During the late 1950s and 1960s, radical activism underwent a significant transformation, as protest politics turned to revolutionary ardor. Much has been written on this subject, and it is impossible to treat the topic adequately here.  Nevertheless, some discussion bears directly on the question of anti-Americanism on the American left.  These movements all had to break with the enforced quietude of the 1950s that anti-communist repression and McCarthyite hysteria had imposed; but the largely black civil rights movement in the South and the mostly white student movement (in the North) experienced that break differently.  Black activism was initially spurred by returning veterans of World War Two, who had fought fascism abroad and were ready to fight racism at home.  Although generational differences existed among black people, the principal institution of community life—the church—became a center of movement activity.  Taken together with other factors, black activism was thus organically linked to a long history of struggle for freedom and democracy in American life.  At the same time, many activists began to understand themselves as part of a distinctive nationalism in an era marked by de-colonization and national liberation. 

While some white activists, particularly those associated with the civil rights struggle in the South, had ties to previous movements on the left, the core of the white student movement experienced a greater disjuncture between themselves and the (middle class) society from which they sprang.  They saw in their families and communities and country immoral consumerism compounded by virulent racism and militarism.  And as the Vietnam War intensified and protest turned to anti-imperialist politics, some activists came to identify themselves as revolutionaries opposed to all things American.

This anti-Americanism had at moments a distinctly American expression.  A generational separatism was conjured up under several rubrics, for example, including one called Woodstock Nation.  At other moments, white anti-imperialism developed a more internationalist outlook.  A serious search for a revolutionary agency began. Some saw it in youth subcultures in the United States and Europe.  Others found it in national liberation movements—like that of the Vietnamese—outside the borders of the United States as well as inside.  By this account—initiated by organizations such as the Black Panther Party—the black freedom struggle became a national liberation movement, an anti-colonial phenomenon inside American borders, but outside the American national story.  Black people (and Mexican-Americans or Chicanos) became, like Puerto Ricans, “non-Americans.”  And to the extent that white people joined this anti-colonial struggle, they became like a Fifth Column inside the Metropolitan center, “anti-Americans” fighting Amerikkka.  Completely gone were the days like those in the 1930s, when the Communist Party declared that communism was twentieth century Americanism.

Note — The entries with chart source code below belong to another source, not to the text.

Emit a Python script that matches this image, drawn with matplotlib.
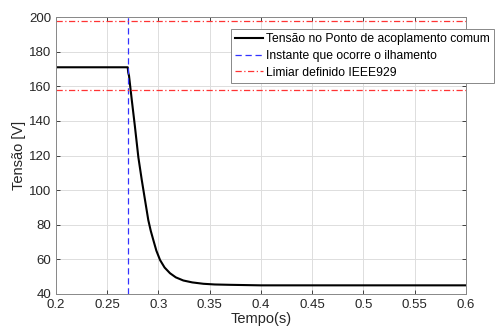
import numpy as np
import matplotlib.pyplot as plt

plt.rcParams['font.family'] = ['Liberation Sans', 'DejaVu Sans']

# tensao no PAC (leitura do grafico)
tempo = [0.2, 0.27, 0.2705, 0.2713, 0.274, 0.277, 0.2804, 0.2837, 0.2869,
         0.2901, 0.2925, 0.295, 0.298, 0.3016, 0.306, 0.3113, 0.317, 0.3243,
         0.333, 0.3439, 0.355, 0.37, 0.4, 0.5, 0.6]
tensao = [171, 171, 168, 166, 152, 137, 119, 106, 94.3,
          82.7, 76.5, 71.2, 65.0, 59.6, 55.3, 52.0, 49.6, 47.8,
          46.7, 45.9, 45.5, 45.3, 45.0, 45.0, 45.0]

t_ilhamento = 0.27
limiares = [198, 158]

cinza = '#262626'

fig = plt.figure(figsize=(4.96, 3.35), dpi=100)
ax = fig.add_axes([0.1129, 0.1224, 0.8261, 0.8266])

l1, = ax.plot(tempo, tensao, color='black', lw=1.5)
l2 = ax.axvline(t_ilhamento, color='#3333ff', ls=(0, (5, 3)), lw=0.9)
for v in limiares:
    l3 = ax.axhline(v, color='#ff3333', ls=(0, (5, 2, 1, 2)), lw=0.9)

ax.set_xlim(0.2, 0.6)
ax.set_ylim(40, 200)
ax.set_xticks(np.arange(0.2, 0.61, 0.05))
ax.set_xticklabels(['0.2', '0.25', '0.3', '0.35', '0.4', '0.45', '0.5', '0.55', '0.6'])
ax.set_yticks(np.arange(40, 201, 20))
ax.grid(True, color='#dddddd', lw=0.7)
ax.set_axisbelow(True)
ax.tick_params(direction='in', top=True, right=True, labelsize=9.5,
               colors=cinza, length=3, width=0.6)
for s in ax.spines.values():
    s.set_color('#888888')
    s.set_linewidth(0.7)

ax.set_xlabel('Tempo(s)', fontsize=10.5, color=cinza, labelpad=1)
ax.set_ylabel('Tensão [V]', fontsize=10.5, color=cinza, labelpad=2)

leg = fig.legend([l1, l2, l3],
                 ['Tensão no Ponto de acoplamento comum',
                  'Instante que ocorre o ilhamento',
                  'Limiar definido IEEE929'],
                 loc='upper left', bbox_to_anchor=(0.466, 0.913),
                 fontsize=8.75, fancybox=False, framealpha=1,
                 edgecolor='#888888', labelspacing=0.38, borderpad=0.35,
                 handlelength=2.3, handletextpad=0.2, borderaxespad=0)
leg.get_frame().set_linewidth(0.7)

plt.savefig('out.png', dpi=100)
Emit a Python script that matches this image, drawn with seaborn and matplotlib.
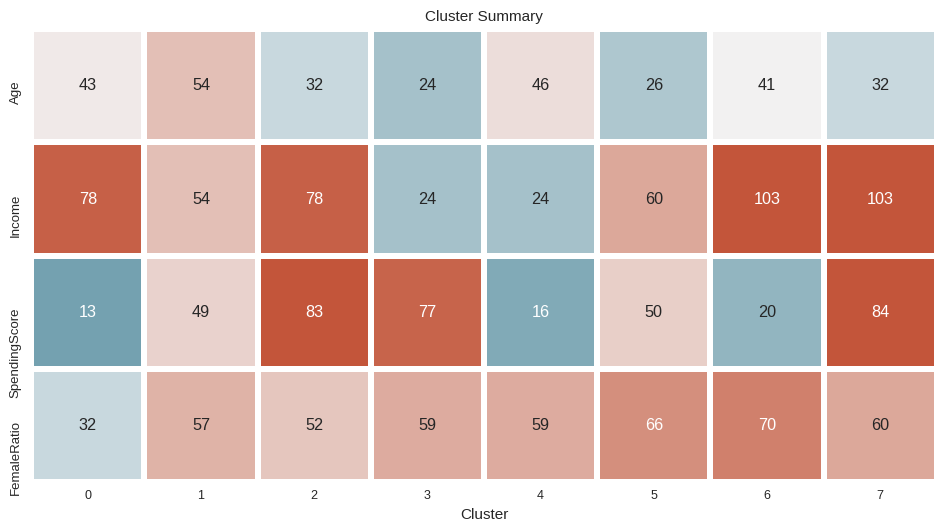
import numpy as np
import pandas as pd
import matplotlib
matplotlib.use("Agg")
import matplotlib.pyplot as plt
import matplotlib.transforms as mtransforms
import seaborn as sns

clusters = [0, 1, 2, 3, 4, 5, 6, 7]
features = ["Age", "Income", "SpendingScore", "FemaleRatio"]
age = [43, 54, 32, 24, 46, 26, 41, 32]
income = [78, 54, 78, 24, 24, 60, 103, 103]
spending = [13, 49, 83, 77, 16, 50, 20, 84]
female_ratio = [32, 57, 52, 59, 59, 66, 70, 60]

df = pd.DataFrame([age, income, spending, female_ratio], index=features, columns=clusters)
df.columns.name = "Cluster"

sns.set_theme(style="white")
plt.rcParams["font.family"] = ["Liberation Sans", "DejaVu Sans"]

W, H = 945, 531
fig = plt.figure(figsize=(9.45, 5.31), dpi=100)
left, right, top, bottom = 31.2, 936.8, 29.2, 482.0
ax = fig.add_axes([left / W, 1 - bottom / H, (right - left) / W, (bottom - top) / H])
cmap = sns.diverging_palette(220, 20, as_cmap=True)
sns.heatmap(df, ax=ax, cmap=cmap, center=41, vmin=1, vmax=81, annot=True, fmt="d",
            linewidths=3, linecolor="white", cbar=False,
            annot_kws={"fontsize": 11.7})
ax.set_title("Cluster Summary", fontsize=11, pad=6)
ax.set_xlabel("Cluster", fontsize=11, labelpad=4)
ax.set_ylabel("")
ax.tick_params(axis="x", labelsize=9, length=0, pad=6)
ax.tick_params(axis="y", labelsize=9.5, length=0, pad=7)
offset = mtransforms.ScaledTranslation(0, 5 / 100, fig.dpi_scale_trans)
for lbl in ax.get_yticklabels():
    lbl.set_rotation(90)
    lbl.set_va("top")
    lbl.set_transform(lbl.get_transform() + offset)
fig.savefig("out.png", dpi=100)
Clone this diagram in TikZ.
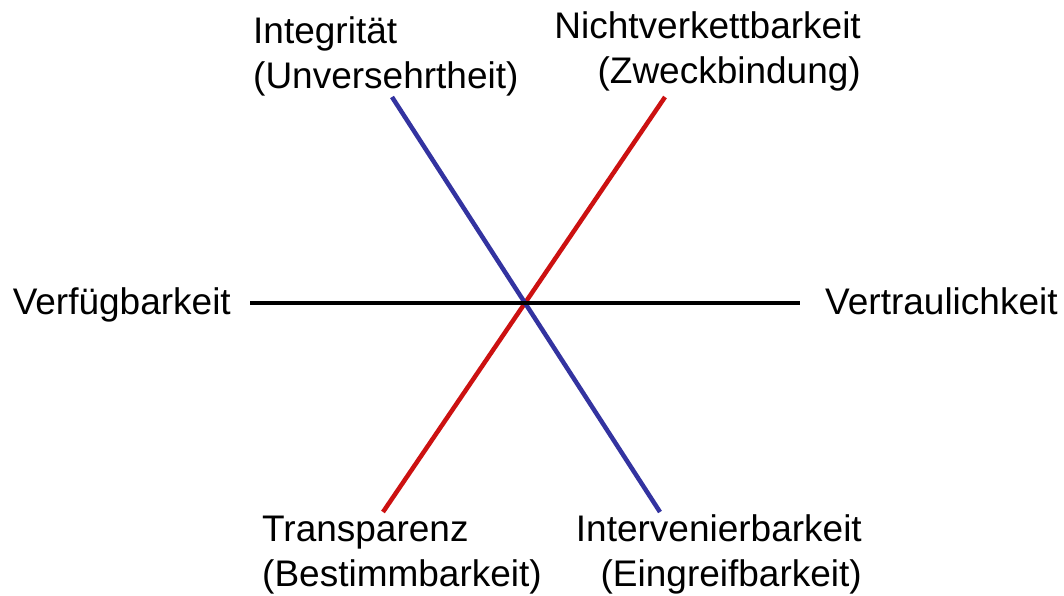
\documentclass[tikz,border=0pt]{standalone}
\usepackage{fontspec}
\setmainfont{Liberation Sans}
\definecolor{axblue}{RGB}{51,51,160}
\definecolor{axred}{RGB}{204,17,17}
\begin{document}
\begin{tikzpicture}[x=1pt,y=-1pt,
  lbl/.style={inner sep=0pt,font=\fontsize{37}{45}\selectfont},
  axis/.style={line width=4.5pt}]
\useasboundingbox (0,0) rectangle (1064,595);
\fill[white] (0,0) rectangle (1064,595);
% labels (anchor = baseline of last line)
\node[lbl,anchor=base west,align=left] (int) at (253,88) {Integrität\\(Unversehrtheit)};
\node[lbl,anchor=base east,align=right] (nv) at (861,83) {Nichtverkettbarkeit\\(Zweckbindung)};
\node[lbl,anchor=base west,align=left] (tr) at (262,586) {Transparenz\\(Bestimmbarkeit)};
\node[lbl,anchor=base east,align=right] (iv) at (862,586) {Intervenierbarkeit\\(Eingreifbarkeit)};
\node[lbl,anchor=base east] (vf) at (231,314) {Verfügbarkeit};
\node[lbl,anchor=base west] (vt) at (825,314) {Vertraulichkeit};
% axis ends
\coordinate (bA) at (392,97);
\coordinate (bB) at (660,512);
\coordinate (rA) at (665,97);
\coordinate (rB) at (383,512);
\coordinate (kA) at (250,303);
\coordinate (kB) at (800,303);
\draw[axis,axred] (rA) -- (rB);
\draw[axis,axblue] (bA) -- (bB);
\draw[axis,black] (kA) -- (kB);
\end{tikzpicture}
\end{document}
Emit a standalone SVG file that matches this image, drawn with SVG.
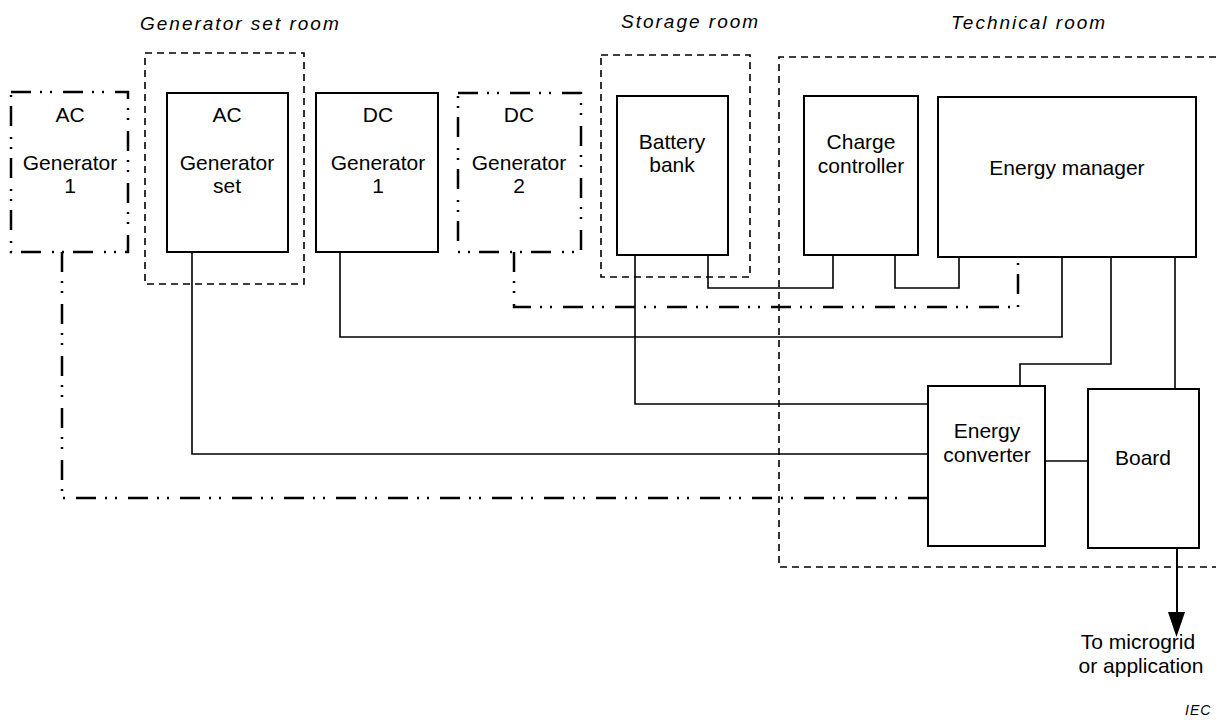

Such a distinctly anti-American approach and organizing identity was, of course, impossible to maintain.  And as national liberation movements lost some of their luster in the 1970s—particularly after the battles between Vietnam and China—the concept of a white fifth column fell apart.  Further, when ostensibly anti-imperialist, but fundamentally reactionary, movements emerged in the Third World, like the clerical fascists that opposed the Shah’s regime in Iran, this wing of the left was both theoretically and practically unprepared. The bi-polar metropolitan-periphery model of international struggle fell apart. A decade later, when the Soviet bloc collapsed, theoretical models of imperialism and anti-imperialism inherited from the 1960s failed to explain world events.  “Anti-Americanism” was without a rational home.

In the years since, the American left has faced new challenges with the growth of a white nationalist movement opposed to the status quo, and as an accelerated horizontal transfer of capital and labor across borders has undermined the traditional market-defining character of the modern nation-state.  Nevertheless, the old bi-polar model has retained its influence among some anti-imperialists.  And Noam Chomsky has emerged as the principal spokesperson for the older “anti-American” anti-imperialism.  Ironically, Chomsky’s status has risen almost in direct proportion to the decline in the left’s power and prospects.